A city's community gardens can be as diverse as its communities of gardeners. Some choose to solely grow flowers, others are nurtured communally and their bounty shared, some have individual plots for personal use, while others are equipped with raised beds for disabled gardeners.
Community gardens encourage an urban community's food security, allowing citizens to grow their own food or for others to donate what they have grown.The gardens also combat two forms of alienation that plague modern urban life, by bringing urban gardeners closer in touch with the source of their food, and by breaking down isolation by creating a social community. It has also been found that active communities experience less crime and vandalism.
Like traditional public parks, most community gardens are open to the public, and provide green space in urban areas, along with opportunities for social gatherings, beautification, education and recreation. However, in a key difference, community gardens are managed and maintained with the active participation of the gardeners themselves, rather than tended only by a professional staff. A second difference is food production: Unlike parks, where plantings are ornamental (or more recently ecological), community gardens often encourage food production by providing gardeners a place to grow vegetables and other crops. To facilitate this, a community garden may be divided into individual plots or tended in a communal fashion, depending on the size and quality of a garden and the members involved.
Community gardens vary widely throughout the world. In North America, community gardens range from familiar "victory garden" areas where people grow small plots of vegetables, to large "greening" projects to preserve natural areas, to tiny street beautification planters on urban street corners. In Europe, closely related "allotment gardens" can have dozens of plots, each measuring hundreds of square meters and rented by the same family for generations. In the developing world, commonly held land for small gardens is a familiar part of the landscape, even in urban areas, where they may function as mini-truck farms.
For all their diversity, however, most community gardens share at least four elements in common: Land (or a place to grow something); plantings; gardeners; and some sort of organizing arrangements.
Land for a community garden can be publicly or privately held. One strong tradition in American community gardening in urban areas is cleaning up abandoned vacant lots and turning them into productive gardens. Alternatively, community gardens can be seen as a health or recreational amenity and included in public parks, similar to ball fields or playgrounds. Historically, community gardens have also served to provide food during wartime or periods of economic depression. Access to land and security of land tenure remains a major challenge for community gardeners and their supporters throughout the world, since in most cases the gardeners themselves do not own or control the land directly.
Two national surveys sponsored by the American Community Gardening Association in the late 1980s and mid-1990s, and other research, strongly support the observation that there is no "standard" community garden plot size, at least in the United States and Canada. Individual plot sizes vary widely depending on many factors, including location, land available for gardening, demand, physical and time limitations of the gardeners, among others. As a general rule, North American community garden plots so tend to be smaller than European allotments. 6m × 6m (20ft × 20ft) is one common plot size (larger gardens in parks); 3m × 3m (10ft × 10 ft) or 3m × 4.5 m (10 ft × 15 ft) is another (inner city gardens on small lots).

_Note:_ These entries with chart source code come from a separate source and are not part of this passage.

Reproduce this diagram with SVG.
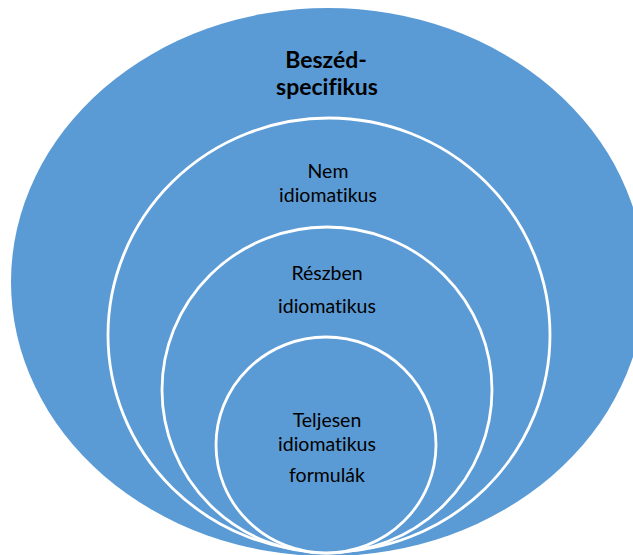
<svg xmlns="http://www.w3.org/2000/svg" width="633" height="555" viewBox="0 0 633 555">
<style>
.ring{fill:#5B9BD5;stroke:#FFFFFF;stroke-width:2.8}
.outer{fill:#5B9BD5;stroke:none}
.lbl{font-family:Lato,"Open Sans","Liberation Sans",sans-serif;font-size:19.5px;fill:#000;text-anchor:middle;font-variant-ligatures:none}
.title{font-family:Lato,"Open Sans","Liberation Sans",sans-serif;font-size:23px;font-weight:bold;fill:#000;text-anchor:middle;font-variant-ligatures:none}
</style>
<rect width="633" height="555" fill="#FFFFFF"/>
<g id="beszed-specifikus">
<ellipse class="outer" cx="328" cy="282" rx="317" ry="274"/>
<text class="title" x="326" y="68">Beszéd-</text>
<text class="title" x="327" y="95">specifikus</text>
</g>
<g id="nem-idiomatikus">
<ellipse class="ring" cx="329" cy="335" rx="221" ry="217"/>
<text class="lbl" x="328" y="178">Nem</text>
<text class="lbl" x="328" y="202">idiomatikus</text>
</g>
<g id="reszben-idiomatikus">
<ellipse class="ring" cx="327" cy="390" rx="165" ry="163"/>
<text class="lbl" x="327" y="280">Részben</text>
<text class="lbl" x="327" y="313">idiomatikus</text>
</g>
<g id="teljesen-idiomatikus">
<ellipse class="ring" cx="326" cy="445" rx="110" ry="108"/>
<text class="lbl" x="327" y="427">Teljesen</text>
<text class="lbl" x="327" y="451">idiomatikus</text>
<text class="lbl" x="327" y="482">formulák</text>
</g>
<g id="connectors"/>
</svg>
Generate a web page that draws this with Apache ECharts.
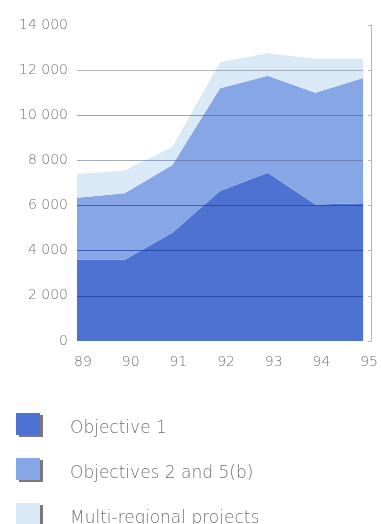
<!DOCTYPE html>
<html>
<head>
<meta charset="utf-8">
<script src="https://cdn.jsdelivr.net/npm/echarts@6/dist/echarts.min.js"></script>
<style>
  html, body { margin: 0; padding: 0; background: #ffffff; }
  #chart { width: 381px; height: 524px; }
</style>
</head>
<body>
<div id="chart"></div>
<script>
// Years on the category axis
const years = ['89', '90', '91', '92', '93', '94', '95'];

// Stacked amounts per programme type
const objective1 = [3600, 3600, 4800, 6650, 7450, 6050, 6100];
const objectives2and5b = [2750, 2950, 3000, 4550, 4300, 4950, 5550];
const multiRegional = [1050, 1000, 800, 1150, 1000, 1500, 850];

const seriesNames = ['Objective 1', 'Objectives 2 and 5(b)', 'Multi-regional projects'];
const seriesColors = ['#4d72d2', '#86a6e5', '#d9e9f6'];

const fontFamily = '"DejaVu Sans", Lato, sans-serif';
const textColor = '#727272';

// Y tick labels use a space as thousands separator: "14 000"
function formatThousands(v) {
  return String(v).replace(/\B(?=(\d{3})+(?!\d))/g, ' ');
}

function areaSeries(name, data, color) {
  return {
    name: name,
    type: 'line',
    stack: 'total',
    data: data,
    symbol: 'none',
    lineStyle: { width: 0 },
    areaStyle: { color: color, opacity: 1 },
    itemStyle: { color: color },
    emphasis: { disabled: true }
  };
}

// One single-item legend per row, stacked down the page;
// the label sits a little below the swatch centre
function legendRow(name, top) {
  return {
    orient: 'horizontal',
    left: 16,
    top: top,
    padding: 0,
    itemWidth: 24,
    itemHeight: 22,
    icon: 'rect',
    selectedMode: false,
    data: [name],
    itemStyle: {
      shadowColor: '#7a7a7a',
      shadowOffsetX: 3,
      shadowOffsetY: 2,
      shadowBlur: 0
    },
    formatter: function (n) { return '{t|' + n + '}'; },
    textStyle: {
      color: textColor,
      fontSize: 17,
      fontWeight: 200,
      fontFamily: fontFamily,
      rich: {
        t: {
          color: textColor,
          fontSize: 17,
          fontWeight: 200,
          fontFamily: fontFamily,
          padding: [10, 0, 0, 25]
        }
      }
    }
  };
}

const chart = echarts.init(document.getElementById('chart'), null, { renderer: 'canvas' });

chart.setOption({
  animation: false,
  backgroundColor: '#ffffff',
  grid: { left: 77, right: 14, top: 25, height: 316, containLabel: false },
  xAxis: {
    type: 'category',
    data: years,
    boundaryGap: false,
    axisLine: { show: false },
    axisTick: { show: false },
    axisLabel: {
      margin: 14,
      color: textColor,
      fontSize: 14,
      fontWeight: 200,
      fontFamily: fontFamily,
      padding: [0, 0, 0, 12]
    },
    splitLine: { show: false }
  },
  yAxis: [
    {
      type: 'value',
      min: 0,
      max: 14000,
      interval: 2000,
      z: 5,
      axisLine: { show: false },
      axisTick: { show: false },
      axisLabel: {
        margin: 9,
        color: textColor,
        fontSize: 14,
        fontWeight: 200,
        fontFamily: fontFamily,
        formatter: formatThousands
      },
      splitLine: {
        show: true,
        lineStyle: {
          // 0, 2 000 ... 14 000
          color: [
            'rgba(0,0,0,0)',
            'rgba(35, 60, 170, 0.75)',
            'rgba(35, 60, 170, 0.75)',
            'rgba(35, 60, 170, 0.7)',
            'rgba(90, 100, 150, 0.55)',
            'rgba(120, 60, 150, 0.55)',
            'rgba(110, 110, 130, 0.5)',
            'rgba(0,0,0,0)'
          ],
          width: 1
        }
      }
    },
    {
      type: 'value',
      min: 0,
      max: 14000,
      interval: 2000,
      position: 'right',
      offset: 8,
      axisLine: { show: true, lineStyle: { color: '#b5b5b5', width: 1 } },
      axisTick: { show: true, inside: true, length: 3, lineStyle: { color: '#b5b5b5' } },
      axisLabel: { show: false },
      splitLine: { show: false }
    }
  ],
  legend: [
    legendRow(seriesNames[0], 413),
    legendRow(seriesNames[1], 458),
    legendRow(seriesNames[2], 503)
  ],
  series: [
    areaSeries(seriesNames[0], objective1, seriesColors[0]),
    areaSeries(seriesNames[1], objectives2and5b, seriesColors[1]),
    areaSeries(seriesNames[2], multiRegional, seriesColors[2])
  ]
});
</script>
</body>
</html>
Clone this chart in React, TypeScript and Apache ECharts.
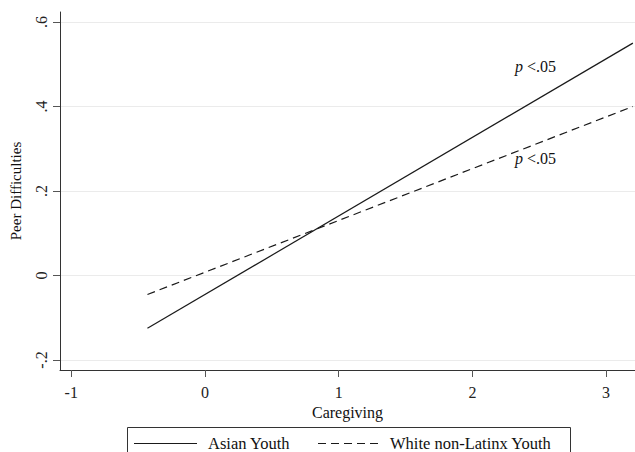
import React, { useEffect, useRef } from "react";
import * as echarts from "echarts";

const xRange = [-0.43, 3.2];
const asianValues = [-0.125, 0.55];
const whiteValues = [-0.045, 0.4];
const xTicks = [-1, 0, 1, 2, 3];
const yTicks = [-0.2, 0, 0.2, 0.4, 0.6];
const yTickLabels = ["-.2", "0", ".2", ".4", ".6"];
const seriesNames = ["Asian Youth", "White non-Latinx Youth"];
const annotations = ["p <.05", "p <.05"];

const FONT = "Liberation Serif";

export default function App() {
  const ref = useRef<HTMLDivElement>(null);
  useEffect(() => {
    document.body.style.margin = "0";
    const chart = echarts.init(ref.current!, undefined, { renderer: "svg" });
    const lineColor = "#1a1a1a";
    const legendY = 443.5;
    const annText = (s: string) => {
      const [p, rest] = [s.slice(0, 1), s.slice(1)];
      return `{i|${p}}${rest}`;
    };
    chart.setOption({
      animation: false,
      backgroundColor: "#ffffff",
      textStyle: { fontFamily: FONT },
      grid: { left: 57, top: 12, right: 0, bottom: 82 },
      xAxis: {
        type: "value",
        min: -1.084,
        max: 3.216,
        name: "Caregiving",
        nameLocation: "middle",
        nameGap: 29,
        nameTextStyle: { fontFamily: FONT, fontSize: 16, color: "#111" },
        axisLine: { show: true, onZero: false, lineStyle: { color: "#333", width: 1 } },
        axisTick: { show: true, length: 7, customValues: xTicks, lineStyle: { color: "#555" } },
        axisLabel: { customValues: xTicks, margin: 14, fontFamily: FONT, fontSize: 16, color: "#222" },
        splitLine: { show: false },
      },
      yAxis: {
        type: "value",
        min: -0.2237,
        max: 0.6237,
        name: "Peer Difficulties",
        nameLocation: "middle",
        nameGap: 37,
        nameTextStyle: { fontFamily: FONT, fontSize: 15, color: "#111" },
        axisLine: { show: true, onZero: false, lineStyle: { color: "#333", width: 1 } },
        axisTick: { show: true, length: 7, customValues: yTicks, lineStyle: { color: "#555" } },
        axisLabel: {
          customValues: yTicks,
          rotate: 90,
          margin: 11,
          fontFamily: FONT,
          fontSize: 16,
          color: "#222",
          formatter: (v: number) => {
            const i = yTicks.findIndex((t) => Math.abs(t - v) < 1e-6);
            return i >= 0 ? yTickLabels[i] : "";
          },
        },
        splitLine: { show: true, lineStyle: { color: "#ebebeb", width: 1 } },
      },
      graphic: [
        {
          type: "text",
          left: 515,
          top: 58,
          style: {
            text: annText(annotations[0]),
            font: `16px ${FONT}`,
            fill: "#111",
            rich: { i: { fontStyle: "italic", fontSize: 16, fontFamily: FONT, fill: "#111" } },
          },
        },
        {
          type: "text",
          left: 515,
          top: 150,
          style: {
            text: annText(annotations[1]),
            font: `16px ${FONT}`,
            fill: "#111",
            rich: { i: { fontStyle: "italic", fontSize: 16, fontFamily: FONT, fill: "#111" } },
          },
        },
        {
          type: "rect",
          shape: { x: 127.5, y: 427.5, width: 443, height: 40 },
          style: { fill: "none", stroke: "#333", lineWidth: 1 },
        },
        {
          type: "line",
          shape: { x1: 134, y1: legendY, x2: 197, y2: legendY },
          style: { stroke: lineColor, lineWidth: 1.2 },
        },
        {
          type: "text",
          x: 208,
          y: legendY,
          style: {
            text: seriesNames[0],
            font: `16.5px ${FONT}`,
            fill: "#111",
            verticalAlign: "middle",
          },
        },
        {
          type: "line",
          shape: { x1: 318, y1: legendY, x2: 382, y2: legendY },
          style: { stroke: lineColor, lineWidth: 1.2, lineDash: [8, 5] },
        },
        {
          type: "text",
          x: 390,
          y: legendY,
          style: {
            text: seriesNames[1],
            font: `16.5px ${FONT}`,
            fill: "#111",
            verticalAlign: "middle",
          },
        },
      ],
      series: [
        {
          name: seriesNames[0],
          type: "line",
          symbol: "none",
          data: xRange.map((x, i) => [x, asianValues[i]]),
          lineStyle: { color: lineColor, width: 1.2, type: "solid" },
          itemStyle: { color: lineColor },
        },
        {
          name: seriesNames[1],
          type: "line",
          symbol: "none",
          data: xRange.map((x, i) => [x, whiteValues[i]]),
          lineStyle: { color: lineColor, width: 1.2, type: [8, 5] },
          itemStyle: { color: lineColor },
        },
      ],
    });
    return () => chart.dispose();
  }, []);
  return <div ref={ref} style={{ width: 635, height: 452 }} />;
}
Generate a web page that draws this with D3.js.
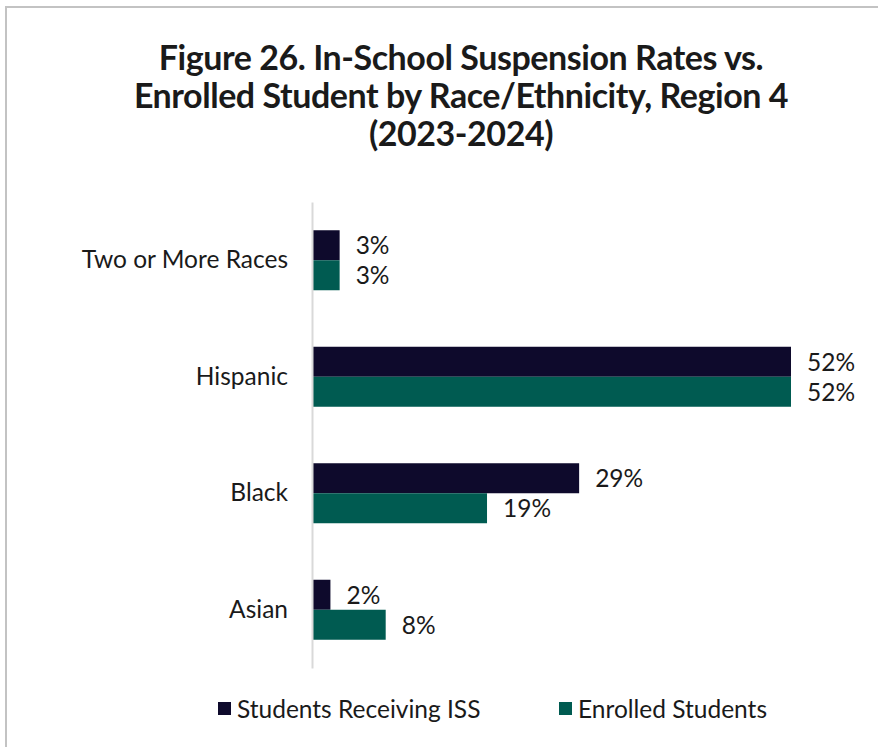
<!DOCTYPE html>
<html>
<head>
<meta charset="utf-8">
<script src="https://cdn.jsdelivr.net/npm/d3@7"></script>
<style>
  html, body { margin: 0; padding: 0; background: #fff; }
  svg { display: block; }
  text { font-family: Lato, "Open Sans", sans-serif; fill: #1a1a1a; }
</style>
</head>
<body>
<svg id="chart" width="878" height="747"></svg>
<script>
// Race/ethnicity groups, top to bottom
const categories = ["Two or More Races", "Hispanic", "Black", "Asian"];
// Share of students receiving in-school suspension (%)
const issValues = [3, 52, 29, 2];
// Share of enrolled students (%)
const enrolledValues = [3, 52, 19, 8];
const seriesNames = ["Students Receiving ISS", "Enrolled Students"];
const seriesColors = ["#0e0a2c", "#005b51"];
const titleLines = [
  "Figure 26. In-School Suspension Rates vs.",
  "Enrolled Student by Race/Ethnicity, Region 4",
  "(2023-2024)"
];

const bodySize = 24.5;

const svg = d3.select("#chart");

// Outer frame (top and left edges visible)
svg.append("path")
  .attr("d", "M6,760 L6,7 L880,7")
  .attr("fill", "none")
  .attr("stroke", "#c3c3c3")
  .attr("stroke-width", 2);

// Title
svg.append("g")
  .selectAll("text")
  .data(titleLines)
  .join("text")
  .attr("x", 461)
  .attr("y", (d, i) => 70 + i * 38)
  .attr("text-anchor", "middle")
  .attr("font-weight", 700)
  .attr("font-size", 34)
  .attr("letter-spacing", -0.45)
  .text(d => d);

const x = d3.scaleLinear().domain([0, 52]).range([312, 791]);
const y = d3.scaleBand()
  .domain(categories)
  .range([202, 668])
  .paddingInner(0.485)
  .paddingOuter(0.2425);
const ySub = d3.scaleBand()
  .domain([0, 1])
  .range([0, y.bandwidth()]);

const rows = categories.map((c, i) => ({
  cat: c,
  vals: [issValues[i], enrolledValues[i]]
}));

// Bars
const groups = svg.append("g")
  .selectAll("g")
  .data(rows)
  .join("g")
  .attr("transform", d => `translate(0,${y(d.cat)})`);

groups.selectAll("rect")
  .data(d => d.vals.map((v, k) => ({ v, k })))
  .join("rect")
  .attr("x", x(0))
  .attr("y", d => ySub(d.k))
  .attr("width", d => x(d.v) - x(0))
  .attr("height", ySub.bandwidth())
  .attr("fill", d => seriesColors[d.k]);

// Value labels
groups.selectAll("text")
  .data(d => d.vals.map((v, k) => ({ v, k })))
  .join("text")
  .attr("x", d => x(d.v) + 16)
  .attr("y", d => ySub(d.k) + ySub.bandwidth() / 2)
  .attr("dy", "0.36em")
  .attr("font-size", bodySize)
  .text(d => d.v + "%");

// Category axis
const axis = svg.append("g")
  .attr("transform", `translate(${x(0)},0)`)
  .call(d3.axisLeft(y).tickSize(0).tickPadding(24));
axis.select(".domain")
  .attr("stroke", "#d9d9d9")
  .attr("stroke-width", 2);
axis.selectAll("text")
  .attr("font-size", bodySize)
  .attr("font-family", "Lato, 'Open Sans', sans-serif")
  .attr("fill", "#1a1a1a");

// Legend
const legendX = [218, 559];
const legend = svg.append("g")
  .selectAll("g")
  .data(seriesNames)
  .join("g")
  .attr("transform", (d, i) => `translate(${legendX[i]},702)`);
legend.append("rect")
  .attr("width", 13)
  .attr("height", 13)
  .attr("fill", (d, i) => seriesColors[i]);
legend.append("text")
  .attr("x", 19)
  .attr("y", 7)
  .attr("dy", "0.36em")
  .attr("font-size", bodySize)
  .text(d => d);
</script>
</body>
</html>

While food production is central to many community and allotment gardens, not all have vegetables as a main focus. Restoration of natural areas and native plant gardens are also popular, as are "art" gardens. Many gardens have several different planting elements, and combine plots with such projects as small orchards, herbs and butterfly gardens. Individual plots can become "virtual" backyards, each highly diverse, creating a "quilt" of flowers, vegetables and folk art.
Gardeners may form a grassroots group to initiate the garden, such as the Green Guerrillas of New York City, or a garden may be organized "top down" by a municipal agency. The community gardening movement in North American prides itself on being inclusive, diverse, pro-democracy, and supportive of community involvement. Gardeners may be of any cultural background, young or old, new gardeners or seasoned growers, rich or poor. A garden may have only a few people active, or hundreds.
Finally, all community gardens have a structure. The organization depends in part on whether the garden is "top down" or "grassroots". There are many different organizational models in use for community gardens. Some elect boards in a democratic fashion, while others can be run by appointed officials. Some are managed by a Non-profit organizations, such as a community gardening association, a church, or other land-owner; others by a city's recreation or parks department, a school or University. In most cases, gardeners are expected to pay annual dues to help with garden upkeep, and the organization must manage these fees. The tasks in a community garden are endless - keeping up the area's appearance, mulching paths, recruiting new members, reminding members to tend plots when they get weedy, fundraising, the list goes on... Sensible rules and an 'operations manual' are both invaluable tools, and ideas for both are available at ACGA and other sites.